Receive All Snatches in a Full Squat?


If you’re struggling to receive all of your snatches in a really deep squat… stop.
 
With lighter snatches, complete the full motion of the pull but with less force so you’re not elevating the bar too high. Then pull under with normal maximal speed, sitting fluidly into the bottom of the squat regardless of where you actually lock out the bar.
 
With lighter weights, we’re trying to reasonably simulate heavier weights without creating bad habits that limit our top weights, like an incomplete pull.
 
Ideally, we’re always executing the same pulling motion—Graduating the force along with the weights prevents excessive bar height and lets us train a more consistent movement under the bar.
 
But you’ll still be locking out the bar higher with lighter weights than with heavier weights, rather than just cutting the pull short, bombing into a deep squat and waiting for the bar to fall on you, and then wondering why when weights get heavy, you can’t finish the pull to save your life.
 
I’ve made a few videos over the years on this topic because it just won’t go away… but also because it’s good to use different examples to illustrate it.
 
The difference in receiving height from the lightest to heaviest snatches varies among even the best lifers in the world—but what’s universal is that receiving depth decreases as weight increases.
 
The goal is to maximize consistency, security, recovery and confidence by keeping snatches reasonably similar across weights, but not unnecessarily increasing difficulty by artificially forcing maximal receiving depth.
 
I think there are two reasons so many people make this mistake:
 
First, they see videos nearly exclusively of heavy snatches, which are received in a deep squat because they have to be. They then try to mimic that in all of their snatches, including the lightest ones.
 
Second is one of the reasons people do anything wrong: bad instruction.
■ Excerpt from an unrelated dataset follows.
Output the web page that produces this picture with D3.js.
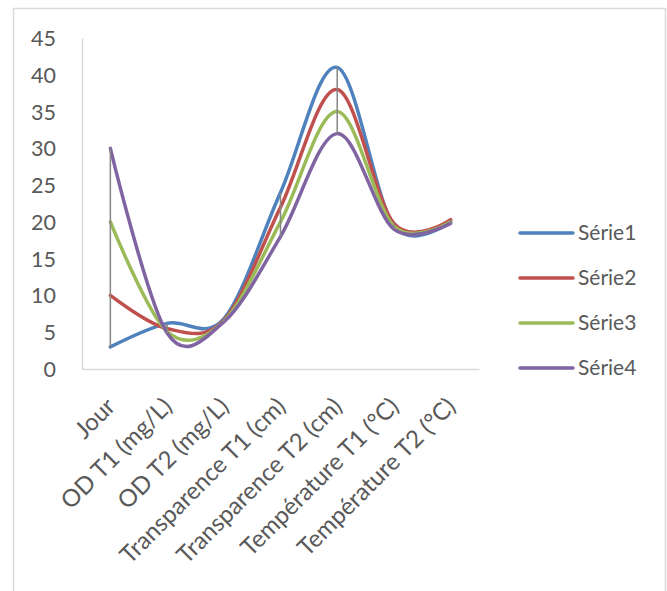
<!DOCTYPE html>
<html lang="fr">
<head>
<meta charset="UTF-8" />
<title>Séries</title>
<script src="https://cdn.jsdelivr.net/npm/d3@7"></script>
<style>
  html, body { margin: 0; background: #fff; }
  svg text { font-family: Lato, "Open Sans", sans-serif; fill: #595959; }
</style>
</head>
<body>
<div id="chart"></div>
<script>
// data
const categories = ["Jour", "OD T1 (mg/L)", "OD T2 (mg/L)", "Transparence T1 (cm)",
  "Transparence T2 (cm)", "Température T1 (°C)", "Température T2 (°C)"];
const serie1 = [3, 6.2, 6.8, 24, 41, 19.5, 20.1];
const serie2 = [10, 5.5, 6.6, 22, 38, 19.8, 20.3];
const serie3 = [20, 5.1, 6.5, 20, 35, 19.4, 20];
const serie4 = [30, 4.9, 6.4, 18, 32, 19, 19.8];
const seriesNames = ["Série1", "Série2", "Série3", "Série4"];
const yTicks = [0, 5, 10, 15, 20, 25, 30, 35, 40, 45];

const colors = ["#4f81bd", "#c0504d", "#9bbb59", "#8064a2"];
const allSeries = [serie1, serie2, serie3, serie4];

const width = 667, height = 591;
const svg = d3.select("#chart").append("svg")
  .attr("width", width).attr("height", height);

// chart frame
svg.append("rect")
  .attr("x", 13.5).attr("y", 8.5).attr("width", 652).attr("height", 620)
  .attr("fill", "none").attr("stroke", "#d9d9d9").attr("stroke-width", 1.5);

const x = d3.scalePoint().domain(categories).range([82, 479]).padding(0.5);
const y = d3.scaleLinear().domain([0, 45]).range([369, 38]);

// y axis
const yAxis = svg.append("g")
  .attr("transform", "translate(82,0)")
  .call(d3.axisLeft(y).tickValues(yTicks).tickSize(0).tickPadding(26));
yAxis.select(".domain").attr("stroke", "#d9d9d9").attr("stroke-width", 1.5);
yAxis.selectAll("text").attr("font-size", 21.5).attr("dy", "0.35em");

// x axis
const xAxis = svg.append("g")
  .attr("transform", "translate(0,369)")
  .call(d3.axisBottom(x).tickSize(0));
xAxis.select(".domain").attr("stroke", "#d9d9d9").attr("stroke-width", 1.5);
xAxis.selectAll("text")
  .attr("font-size", 24)
  .attr("text-anchor", "end")
  .attr("y", 0).attr("dy", "0.35em")
  .attr("transform", "translate(0,33) rotate(-45)");

// lines
const line = d3.line()
  .x((d, i) => x(categories[i]))
  .y(d => y(d))
  .curve(d3.curveCardinal.tension(0));

svg.append("g").selectAll("path")
  .data(allSeries)
  .join("path")
  .attr("d", d => line(d))
  .attr("fill", "none")
  .attr("stroke", (d, i) => colors[i])
  .attr("stroke-width", 3.5)
  .attr("stroke-linecap", "round");

// high-low lines
svg.append("g").selectAll("line")
  .data(categories)
  .join("line")
  .attr("x1", d => x(d)).attr("x2", d => x(d))
  .attr("y1", (d, i) => y(d3.max(allSeries, s => s[i])))
  .attr("y2", (d, i) => y(d3.min(allSeries, s => s[i])))
  .attr("stroke", "#868686")
  .attr("stroke-width", 1.5);

// legend
const legend = svg.append("g").selectAll("g")
  .data(seriesNames)
  .join("g")
  .attr("transform", (d, i) => `translate(520,${233 + i * 45})`);
legend.append("line")
  .attr("x1", 0).attr("x2", 53)
  .attr("stroke", (d, i) => colors[i])
  .attr("stroke-width", 3.5)
  .attr("stroke-linecap", "round");
legend.append("text")
  .attr("x", 58).attr("dy", "0.35em")
  .attr("font-size", 21)
  .text(d => d);
</script>
</body>
</html>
Often from coaches or other athletes who have made the previous mistake.
 
One more thing to keep in mind: A commonly overlooked reason you may be struggling to receive your snatches as low as you think you should is that you likely have a surplus of strength relative to your technical ability.
 
This means your heaviest snatches are not actually very heavy relative to your basic physical abilities. If you can deadlift 300lbs but can only snatch 80lbs, the bar is going to fly in even your heaviest snatch attempts, even with an attempt to control it.